Other supporters, such as investment analyst Ed Yardeni, call the change long overdue.
"I fully agree with investors who insist that mark-to-market is necessary for honest accounting. However, it makes no sense to require financial firms to raise capital just because the values of their assets have been temporarily depressed by a financial crisis," Yardeni wrote this week in a research note.
The rule change could allow banks to use one accounting standard for what it reports to the SEC, whose mandate is investor protection, and a more relaxed standard for reporting to banking regulators. That would ease the demand on banks to raise more capital in a distressed environment.
Critics think the change would allow banks to cook their books by hiding their truly bad assets behind longer maturity dates.
"The biggest problem with mark-to-market isn't mark-to-market, it's what part of the balance sheet is mark-to-market and what part is not," said Franklin Raines, the former chief executive of mortgage-finance giant Fannie Mae. If FASB relaxes the rule for distressed bank assets, he said, "You have got a distortion in the balance sheet that nobody can understand."
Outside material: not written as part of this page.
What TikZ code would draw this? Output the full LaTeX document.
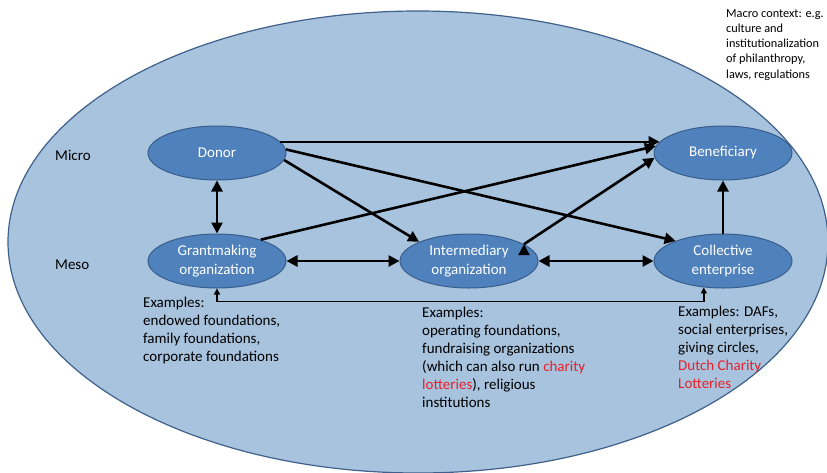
\documentclass[tikz,border=0pt]{standalone}
\usepackage{fontspec}
\setmainfont{Carlito}
\usetikzlibrary{positioning, arrows.meta, shapes}
\definecolor{macroblue}{RGB}{168,195,222}
\definecolor{macroedge}{RGB}{62,96,138}
\definecolor{actorblue}{RGB}{79,129,189}
\definecolor{actoredge}{RGB}{56,93,138}
\definecolor{lotteryred}{RGB}{232,32,42}
\tikzset{->, >={Triangle[length=11pt,width=11pt]}, node distance=53pt,
  actor/.style={ellipse, draw=actoredge, line width=1pt, fill=actorblue, text=white,
    minimum width=138pt, minimum height=54pt, inner sep=0pt, align=center,
    font=\fontsize{15}{18.5}\selectfont},
  note/.style={align=left, inner sep=0pt, anchor=north west, font=\fontsize{15}{18}\selectfont},
  level/.style={anchor=west, inner sep=0pt, font=\fontsize{15}{18}\selectfont}}

\begin{document}
\begin{tikzpicture}[x=1pt, y=-1pt]
    \useasboundingbox (0,0) rectangle (827,472);
    \draw[-, fill=macroblue, draw=macroedge, line width=1.2pt] (418,242) ellipse [x radius=410, y radius=231];
    \node[note, font=\fontsize{12.3}{15.3}\selectfont] (macro) at (726,9) {Macro context: e.g.\\culture and\\institutionalization\\of philanthropy,\\laws, regulations};
    \node[level] (micro) at (55,155) {Micro};
    \node[level] (meso) at (55,265) {Meso};
    \node[actor] (donor) at (217,153) {Donor};
    \node[actor, below=of donor] (grant) {Grantmaking\\organization};
    \node[actor, right=113pt of grant] (inter) {Intermediary\\organization};
    \node[actor, right=115pt of inter] (coll) {Collective\\enterprise};
    \node[actor, above=of coll] (benef) {Beneficiary};
    \draw[line width=2.6pt] (donor.10) edge (benef.170)
        (donor.3) edge (coll.157)
        (donor.-6) edge (inter.159)
        (grant.26) edge (benef.174)
        (inter.17) edge (benef.-176)
        (coll) edge (benef)
        (donor) edge[<->] (grant)
        (grant) edge[<->] (inter)
        (inter) edge[<->] (coll);
    \draw[<->, line width=1.8pt, >={Triangle[length=6pt,width=6pt]}] (grant.south) -- ++(0,13) -| (coll.-126);
    \node[note] (grantex) at (143,297) {Examples:\\endowed foundations,\\family foundations,\\corporate foundations};
    \node[note] (interex) at (422,307) {Examples:\\operating foundations,\\fundraising organizations\\(which can also run \textcolor{lotteryred}{charity}\\\textcolor{lotteryred}{lotteries}), religious\\institutions};
    \node[note] (collex) at (678,306) {Examples: DAFs,\\social enterprises,\\giving circles,\\\textcolor{lotteryred}{Dutch Charity}\\\textcolor{lotteryred}{Lotteries}};
\end{tikzpicture}
\end{document}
The changes would allow banks to revise their first quarter 2009 reports to reflect a hold-to-maturity value on assets that no investor will buy now. Some advocates have proposed allowing this change to apply retroactively to the dismal last quarter of 2008, and perhaps even further back.
The change has been debated from the very start of the financial crisis in mid-2007, so action now raises eyebrows.
"It's an awkward time to do it," said David Wyss, chief economist for the credit rating agency Standard & Poor's in New York. He said it gives the appearance of sweeping problems under the rug.
The action could add more uncertainty, warned Gary Stern, the president of the Federal Reserve Bank of Minneapolis.
"I think it would raise as many problems as it answers," he told McClatchy.
Once the rule change is made, bank balance sheets could appear healthier, but Raines and other financial experts doubt the banks would be perceived that way.
"It's kind of hard to fool people at this stage, where everyone is so focused on what the facts are," Raines said. "I think there are a lot of problems with mark-to-market, but I don't think you are going to change people's views of these banks by moving around the accounting, especially if you are moving away from market prices. I think the average person might be fooled by it, but I don't think smart investors will be fooled by it."
The rule change may also affect the Obama administration's ambitious program to have the government, alongside private investors, buy back as much as $1 trillion of toxic assets polluting bank balance sheets.
"Banks have already taken large markdowns, and may now be able to mark up the values of their assets," analyst Yardeni wrote in a March 25 research note. "In other words, their toxic assets won't be so toxic. Their distressed assets won't be so distressed. They won't be under the gun to raise capital, or beg for more of it from the government."